1. São dias de brutal inflação por aqui. Janeiro fechou com mais de 7% de aumento na capital federal, o que é mais do que a inflação anual de muitos países, o Brasil inclusive.
2. Recebendo em reais, no entanto, estamos, pelo câmbio, mais ou menos protegidos, como os locais que têm recursos suficientes para aplicações, em pesos ou em dólar, vivendo algo como as selvagens noites oitentistas do overnight.
3. Preparo um café, limpo a caixa de areia da gata, olho pela janela as cascatas de cabos de televisão e internet que os argentinos não se dão ao trabalho de esconder.

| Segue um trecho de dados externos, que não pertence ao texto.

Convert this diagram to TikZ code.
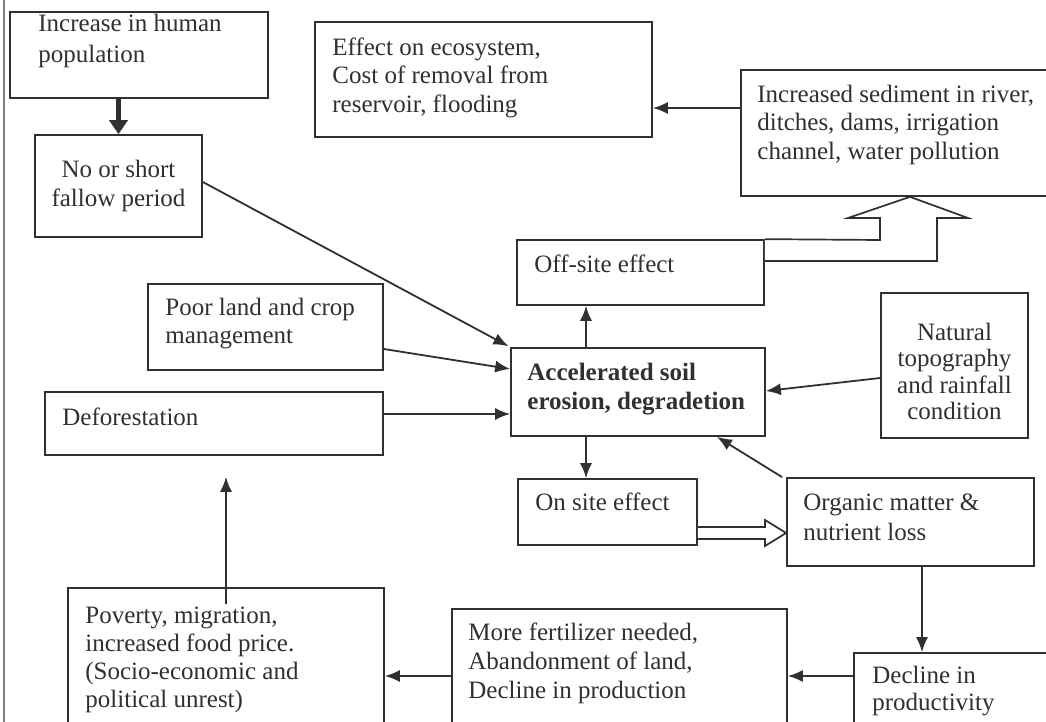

Escrevo este item 3, que abandono para seguir numa tradução muito atrasada.
4. Traduzir é estar sempre dois livros atrasado.
5. A tevê quase muda ao fundo é suficientemente loquaz para chamar minha atenção às pessoas que reclamam do preço da carne. É curioso como é fácil nos convertermos numa dessas pessoas que dizem o que a matéria precisa. Parece um esquete mal executado, e todos suam, porque a realidade das cidades ao sul do mundo é um calor intolerável em fevereiro.
6. E depois algum tipo do governo, que busca acalmar os ânimos dizendo que a inflação é um fenômeno passageiro. Daria um bom e impermanente monge budista, não fosse o fato de que seus vencimentos e aplicações, por certo, garantem-lhe tal serenidade.
7. Espero pelo dia em que o desespero seja uma forma de sinceridade, a atingir chorosos porta-vozes, o mesmo desespero dos que não têm a coberta das correções monetárias.
8. Sei tola minha revolta na sala longe da rua. Já me acostumei a esse tipo de tolice bem-intencionada há duas décadas. Aspiro o morno consolo de ter alcançado uma boa frase na tradução, ciente de que as palavras de protesto, de empatia, que circulam como cédulas desvalorizadas, são um bálsamo que só envolve a quem as escreve.
9. Desço à rua. É temporada de cerejas, baratas, feito um luxo improvável. Do tamanho de ameixas, suculentas e doces.
10. Alguns talvez tenham as respostas. Eu estarei aqui, por enquanto, para dizer que estão erradas.
11. Reclamo com o verdureiro boliviano da carestia. Alguma coisa em nós do que vivemos, mesmo esquecida, ativa-se diante de um fenômeno repetido, não sem uma estranha inadequação, como falar numa língua estrangeira, desconforto que aos poucos vai se dissolvendo, até que entendamos tudo, até que seja tarde demais para não sabermos.